Introduction to survival analysis, spring 2017
Introduction to survival analysis, spring 2017
5 cr
Register for the course in Weboodi
Lecturer
Nikoloz Maglaperidze
Course description
Survival analysis is a branch of statistics for analyzing the expected duration of time until one or more events happen, such as death in biological organisms and failure in mechanical systems. This topic is called reliability theory or reliability analysis in engineering, duration analysis or duration modeling in economics, and event history analysis in sociology.
Survival analysis involves the modeling of time to event data; in this context, death or failure is considered an "event" in the survival analysis literature – traditionally only a single event occurs for each subject, after which the organism or mechanism is dead or broken.
The course provides an introduction to a variety of statistical methods that not only are key elements of survival analysis but also are central to statistical analysis in general. Techniques such as statistical tests, transformations, confidence intervals, analytic modeling and likelihood methods will be discussed in the context of survival data. Discussion of such statistical concepts as bias, confounding, independence presented in the context of survival analysis are basic to a broad range of applications.
Prerequisites
Students are expected to understand elementary calculus and basic statistical methods.
Teaching Schedule
The course will involve eight 90-minute lectures:
Week 3 | ||||
---|---|---|---|---|
Lecture 1 | Tue | 17.1.2017 | 9-11 | |
Lecture 2 | Wed | 18.1.2017 | 9-11 | |
Lecture 3 | Thu | 19.1.2017 | 9-11 | |
Lecture 4 | Fri | 20.1.2017 | 9-11 | |
Week 4 | ||||
Lecture 5 | Mon | 23.1.2017 | 9-11 | |
Lecture 6 | Tue | 24.1.2017 | 9-11 | |
Lecture 7 | Wed | 25.1.2017 | 9-11 | |
Lecture 8 | Thu | 26.1.2017 | 9-11 |
The topics of the lectures:
- Lecture 1: Rates and their properties.
- Lecture 2: Life tables.
- Lecture 3: Duration of life as a random variable. Models of distribution functions and force of mortality.

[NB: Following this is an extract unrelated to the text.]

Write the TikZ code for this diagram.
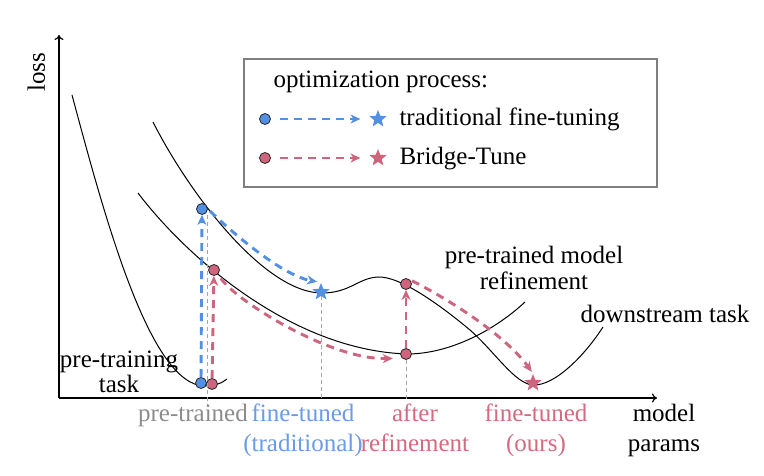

- Lecture 4: The empirical distribution function of duration of life. The Kolmogorov goodness-of- fit tests. Confidence band for the population distribution function.
- Lecture 5: The empirical distribution function of duration of life. The Kolmogorov goodness- of-fit tests. Confidence band for the population distribution function. Testing exponentiality.
- Lecture 6: Censored observations. Kaplan-Meier estimation (product-limit estimation). Nelson- Aalen estimation.
- Lecture 7: Simple regression methods.
- Lecture 8: Simple Cox (Proportional Hazards) regression: The concept of Proportional hazards.
The lectures can be found in the Moodle.
Assessment and grading policy
Home work 1=20%
Home work 2=20%
Home work 3=20%
Course Project=40%
Home works
The home works cover the material from that week and previous week. The home works don't always exactly correspond to the material for that week alone. However, the material is always covered before the home work is due.
The home works can be found in the Moodle.
Course project
The Course Project is an opportunity to demonstrate the skills students have learned during the course.
General reading
- Steve Selvin. (2008). Survival Analysis for Epidemiologic and Medical Research Practical Guides to Biostatistics and Epidemiology. Cambridge University Press.
- Estáte V. Khmaladze (2013) Statistical Methods with Applications to Demography and Life Insurance. Chapman and Hall/CRC.